A verdade é que em diversos locais do mundo, incluindo aqui, líderes de massa têm estimulado seus seguidores a verem os oponentes políticos como figuras que nem deveriam existir. É exagero e equívoco dizer que Trump seja responsável por seu próprio atentado, mas não é fora da realidade constatar que o ex-presidente e atual candidato à Casa Branca seja um dos próceres que mais estimula a discórdia ao redor do mundo.
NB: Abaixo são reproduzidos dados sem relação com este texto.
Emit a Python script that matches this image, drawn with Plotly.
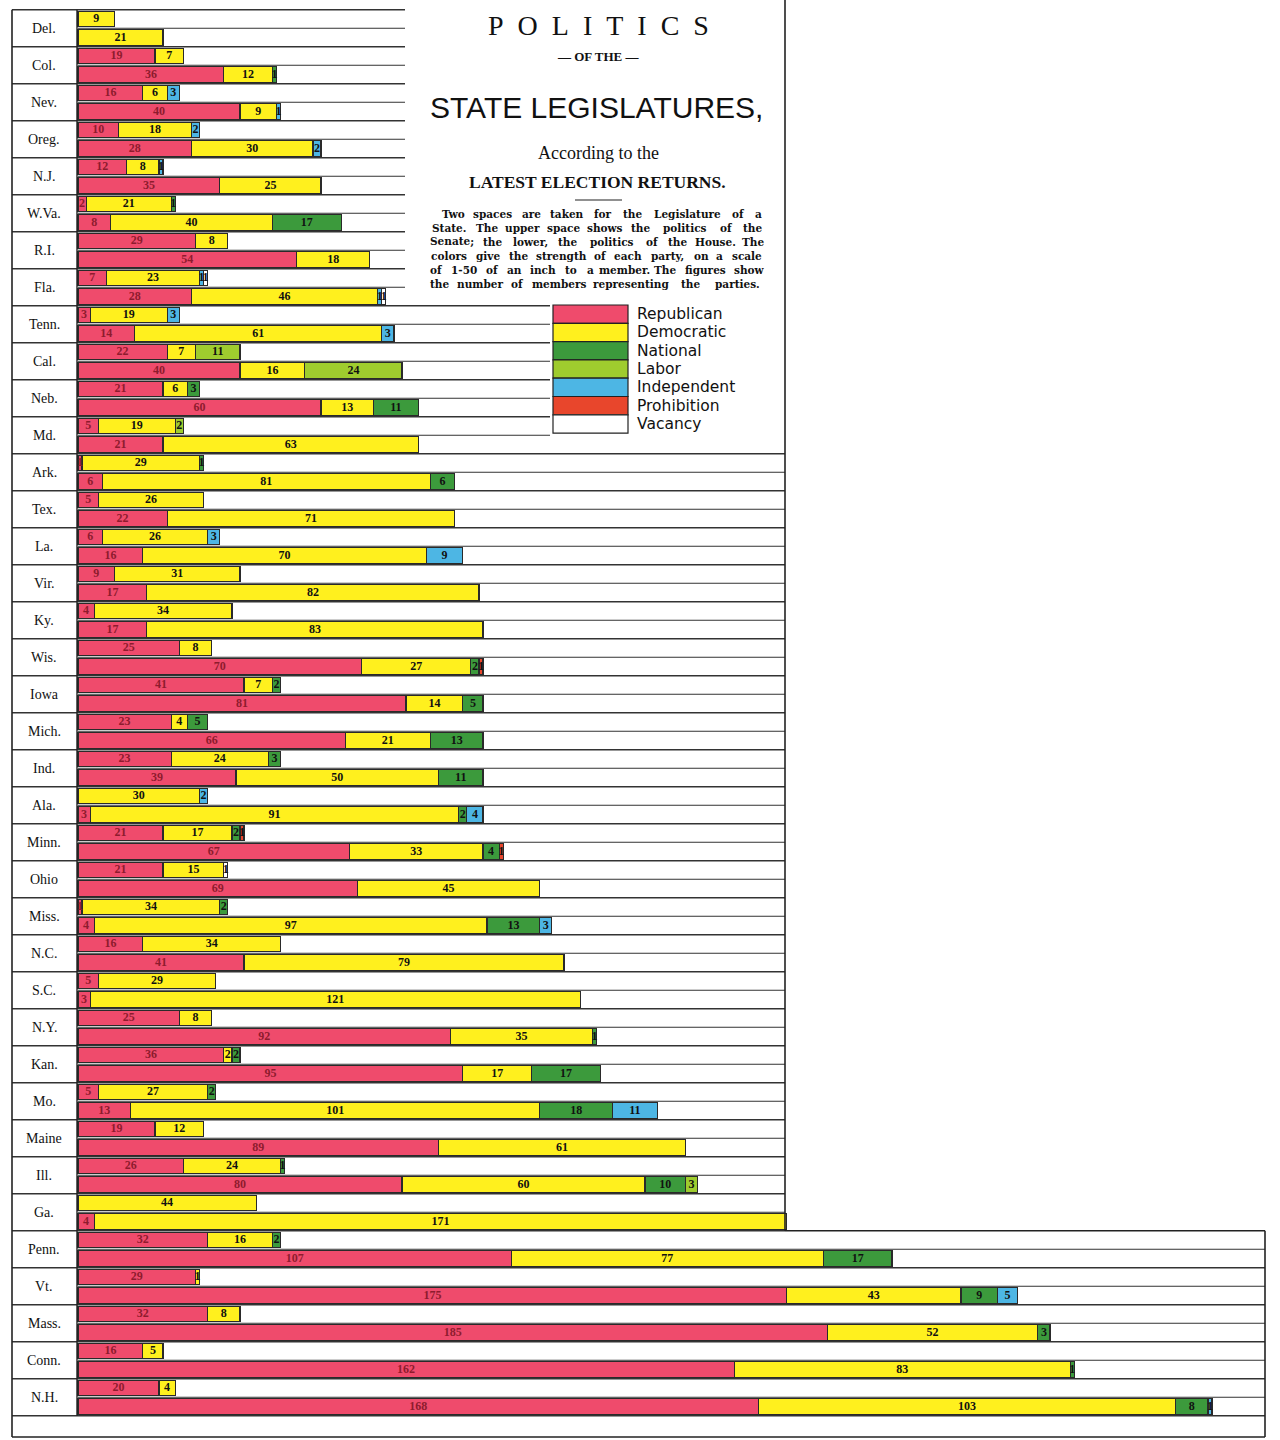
import plotly.graph_objects as go

# ---------------- DATA ----------------
states = ["Del.", "Col.", "Nev.", "Oreg.", "N.J.", "W.Va.", "R.I.", "Fla.", "Tenn.", "Cal.",
          "Neb.", "Md.", "Ark.", "Tex.", "La.", "Vir.", "Ky.", "Wis.", "Iowa", "Mich.",
          "Ind.", "Ala.", "Minn.", "Ohio", "Miss.", "N.C.", "S.C.", "N.Y.", "Kan.", "Mo.",
          "Maine", "Ill.", "Ga.", "Penn.", "Vt.", "Mass.", "Conn.", "N.H."]

republican_senate = [None, 19, 16, 10, 12, 2, 29, 7, 3, 22, 21, 5, 1, 5, 6, 9, 4, 25, 41, 23,
                     23, None, 21, 21, 1, 16, 5, 25, 36, 5, 19, 26, None, 32, 29, 32, 16, 20]
republican_house = [None, 36, 40, 28, 35, 8, 54, 28, 14, 40, 60, 21, 6, 22, 16, 17, 17, 70, 81, 66,
                    39, 3, 67, 69, 4, 41, 3, 92, 95, 13, 89, 80, 4, 107, 175, 185, 162, 168]
democratic_senate = [9, 7, 6, 18, 8, 21, 8, 23, 19, 7, 6, 19, 29, 26, 26, 31, 34, 8, 7, 4,
                     24, 30, 17, 15, 34, 34, 29, 8, 2, 27, 12, 24, 44, 16, 1, 8, 5, 4]
democratic_house = [21, 12, 9, 30, 25, 40, 18, 46, 61, 16, 13, 63, 81, 71, 70, 82, 83, 27, 14, 21,
                    50, 91, 33, 45, 97, 79, 121, 35, 17, 101, 61, 60, 171, 77, 43, 52, 83, 103]
national_senate = {"W.Va.": 1, "Neb.": 3, "Ark.": 1, "Iowa": 2, "Mich.": 5, "Ind.": 3, "Minn.": 2,
                   "Miss.": 2, "Kan.": 2, "Mo.": 2, "Ill.": 1, "Penn.": 2}
national_house = {"Col.": 1, "W.Va.": 17, "Neb.": 11, "Ark.": 6, "Wis.": 2, "Iowa": 5, "Mich.": 13,
                  "Ind.": 11, "Ala.": 2, "Minn.": 4, "Miss.": 13, "N.Y.": 1, "Kan.": 17, "Mo.": 18,
                  "Ill.": 10, "Penn.": 17, "Vt.": 9, "Mass.": 3, "Conn.": 1, "N.H.": 8}
labor_senate = {"Cal.": 11, "Md.": 2}
labor_house = {"Cal.": 24, "Ill.": 3}
independent_senate = {"Nev.": 3, "Oreg.": 2, "N.J.": 1, "Fla.": 1, "Tenn.": 3, "La.": 3, "Ala.": 2}
independent_house = {"Nev.": 1, "Oreg.": 2, "Fla.": 1, "Tenn.": 3, "La.": 9, "Ala.": 4, "Miss.": 3,
                     "Mo.": 11, "Vt.": 5, "N.H.": 1}
prohibition_senate = {"Minn.": 1}
prohibition_house = {"Wis.": 1, "Minn.": 1}
vacancy_senate = {"Fla.": 1, "Ohio": 1}
vacancy_house = {"Fla.": 1}

parties = ["Republican", "Democratic", "National", "Labor", "Independent", "Prohibition", "Vacancy"]
colors = ["#EF4B6C", "#FFF01E", "#3C9A3C", "#9FCC2E", "#4DB6E4", "#E8462C", "#FFFFFF"]
text_colors = ["#8E1B2E", "#111111", "#111111", "#111111", "#111111", "#111111", "#111111"]

# ---------------- LAYOUT GEOMETRY ----------------
W, H = 1280, 1440
PX = 4.05          # pixels per member
X0 = 78            # left edge of bars (px)
ROW0 = 19.0        # center of first row (px)
ROWH = 18.5        # row height (px)
SERIF = "Liberation Serif, DejaVu Serif, serif"


def to_list(d):
    return [d.get(s) for s in states]


senate = [republican_senate, democratic_senate, to_list(national_senate), to_list(labor_senate),
          to_list(independent_senate), to_list(prohibition_senate), to_list(vacancy_senate)]
house = [republican_house, democratic_house, to_list(national_house), to_list(labor_house),
         to_list(independent_house), to_list(prohibition_house), to_list(vacancy_house)]

fig = go.Figure()
rows = []
for i in range(len(states)):
    rows += [2 * i, 2 * i + 1]

row_vals = []   # per party, per row
for p in range(len(parties)):
    v = []
    for i in range(len(states)):
        v += [senate[p][i], house[p][i]]
    row_vals.append(v)

for p, name in enumerate(parties):
    fig.add_trace(go.Bar(
        orientation="h", y=rows, x=row_vals[p], name=name, width=0.84,
        marker=dict(color=colors[p], line=dict(color="#2a2a2a", width=1.2)),
        hoverinfo="skip", showlegend=False,
    ))

# segment labels, placed at the middle of each stacked segment
lx, ly, lt, lc = [], [], [], []
for r_idx, r in enumerate(rows):
    base = 0
    for p in range(len(parties)):
        v = row_vals[p][r_idx]
        if v:
            lx.append(base + v / 2)
            ly.append(r)
            lt.append(str(v))
            lc.append(text_colors[p])
            base += v
fig.add_trace(go.Scatter(
    x=lx, y=ly, text=lt, mode="text", textposition="middle center",
    textfont=dict(family=SERIF, size=12, color=lc, weight="bold"),
    hoverinfo="skip", showlegend=False, cliponaxis=False,
))


def px2x(px):
    return px / W


def py2y(py):
    return 1 - py / H


shapes = []


def line(x0, y0, x1, y1, width=1.0, color="#333", layer="below"):
    shapes.append(dict(type="line", xref="paper", yref="paper", x0=px2x(x0), x1=px2x(x1),
                       y0=py2y(y0), y1=py2y(y1), line=dict(color=color, width=width), layer=layer))


nrows = 2 * len(states)
step_k = 2 * states.index("Penn.")   # boundary where the frame widens
for k in range(nrows + 1):
    y = ROW0 + ROWH * (k - 0.5)
    left = 12 if k % 2 == 0 else X0
    if y < 290:
        right = 405
    elif y < 440:
        right = 550
    elif k <= step_k:
        right = 785
    else:
        right = 1265
    line(left, y, right, y, width=1.0 if k % 2 else 1.3)

top_y = ROW0 - ROWH * 0.5
step_y = ROW0 + ROWH * (step_k - 0.5)
bottom_y = 1437
line(12, top_y, 12, bottom_y, 1.6, "#222", "above")
line(X0 - 1, top_y, X0 - 1, ROW0 + ROWH * (nrows - 0.5), 1.4, "#222", "above")
line(785, 0, 785, step_y, 1.6, "#222", "above")
line(785, step_y, 1265, step_y, 1.6, "#222", "above")
line(1265, step_y, 1265, bottom_y, 1.6, "#222", "above")
line(12, bottom_y, 1265, bottom_y, 1.6, "#222", "above")

annotations = []
# state labels
for i, s in enumerate(states):
    yc = ROW0 + ROWH * (2 * i + 0.5)
    annotations.append(dict(x=px2x(44), y=py2y(yc), xref="paper", yref="paper", text=s,
                            showarrow=False, xanchor="center", yanchor="middle",
                            font=dict(family=SERIF, size=14, color="#111")))

# legend (custom, as in the original)
LX0, LX1, LY0, LH = 553, 628, 305, 18.3
for j, name in enumerate(parties):
    y0 = LY0 + j * LH
    shapes.append(dict(type="rect", xref="paper", yref="paper", x0=px2x(LX0), x1=px2x(LX1),
                       y0=py2y(y0), y1=py2y(y0 + LH), fillcolor=colors[j],
                       line=dict(color="#222", width=1.2), layer="above"))
    annotations.append(dict(x=px2x(635), y=py2y(y0 + LH / 2), xref="paper", yref="paper",
                            text=name, showarrow=False, xanchor="left", yanchor="middle",
                            font=dict(family="DejaVu Sans, sans-serif", size=15.5, color="#111")))


# title block
def title_text(text, x, y, size, family=SERIF, bold=False, anchor="center"):
    annotations.append(dict(x=px2x(x), y=py2y(y), xref="paper", yref="paper", text=text,
                            showarrow=False, xanchor=anchor, yanchor="middle",
                            font=dict(family=family, size=size, color="#111",
                                      weight="bold" if bold else "normal")))


title_text("\u2002".join("POLITICS"), 598, 25, 28)
title_text("\u2014 OF THE \u2014", 598, 57, 13, bold=True)
title_text("STATE LEGISLATURES,", 596, 108, 30, family="Liberation Sans, Arial, sans-serif")
title_text("According to the", 598, 153, 18)
title_text("LATEST ELECTION RETURNS.", 597, 182, 17.5, bold=True)
line(575, 200, 622, 200, 1.2, "#222", "above")

para = ["Two spaces are taken for the Legislature of a",
        "State. The upper space shows the politics of the",
        "Senate; the lower, the politics of the House. The",
        "colors give the strength of each party, on a scale",
        "of 1-50 of an inch to a member. The figures show",
        "the number of members representing the parties."]
PL, PR, CW = 430, 762, 6.2   # justified paragraph: left, right, approx char width
PFONT = "DejaVu Serif, Liberation Serif, serif"
for j, t in enumerate(para):
    words = t.split(" ")
    PLj = PL + 14 if j == 0 else PL
    chars = [len(w) for w in words]
    gap = (PR - PLj - sum(chars) * CW) / (len(words) - 1)
    xpos = PLj
    for w, c in zip(words, chars):
        title_text(w, xpos + c * CW / 2, 214 + j * 13.9, 10.5, family=PFONT, bold=True)
        xpos += c * CW + gap

fig.update_layout(
    width=W, height=H, margin=dict(l=0, r=0, t=0, b=0),
    paper_bgcolor="white", plot_bgcolor="white",
    barmode="stack",
    xaxis=dict(range=[(0 - X0) / PX, (W - X0) / PX], visible=False, fixedrange=True),
    yaxis=dict(range=[(H - ROW0) / ROWH, -ROW0 / ROWH], visible=False, fixedrange=True),
    shapes=shapes, annotations=annotations,
)

fig.write_html("out.html")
A esperança (tênue) é que as democracias e as instituições sejam capazes de evitar os possíveis excessos daqueles que menosprezamos e vemos como um risco à própria existência do país. Vejamos exemplos caseiros: o possível golpe tramado por Bolsonaro não encontrou guarida em quem importava nas Forças Armadas. Venceram as instituições. Vejam que, ao contrário do que diziam os bolsonaristas, o Brasil sobrevive com Lula e o nosso atual presidente não é capaz de implantar o projeto, tão acalentado por seus colegas de partido, capaz de estourar de vez as contas públicas nos levando a outra crise sem fim.
Numa democracia sólida há espaço para todas as linhas de pensamento, inclusive para algumas que consideramos abjetas. Há ponderações e resistências ao que é estapafúrdio e ninguém precisa recorrer a assassinatos, esperemos. Que essas histórias de sangue fiquem apenas na ficção política.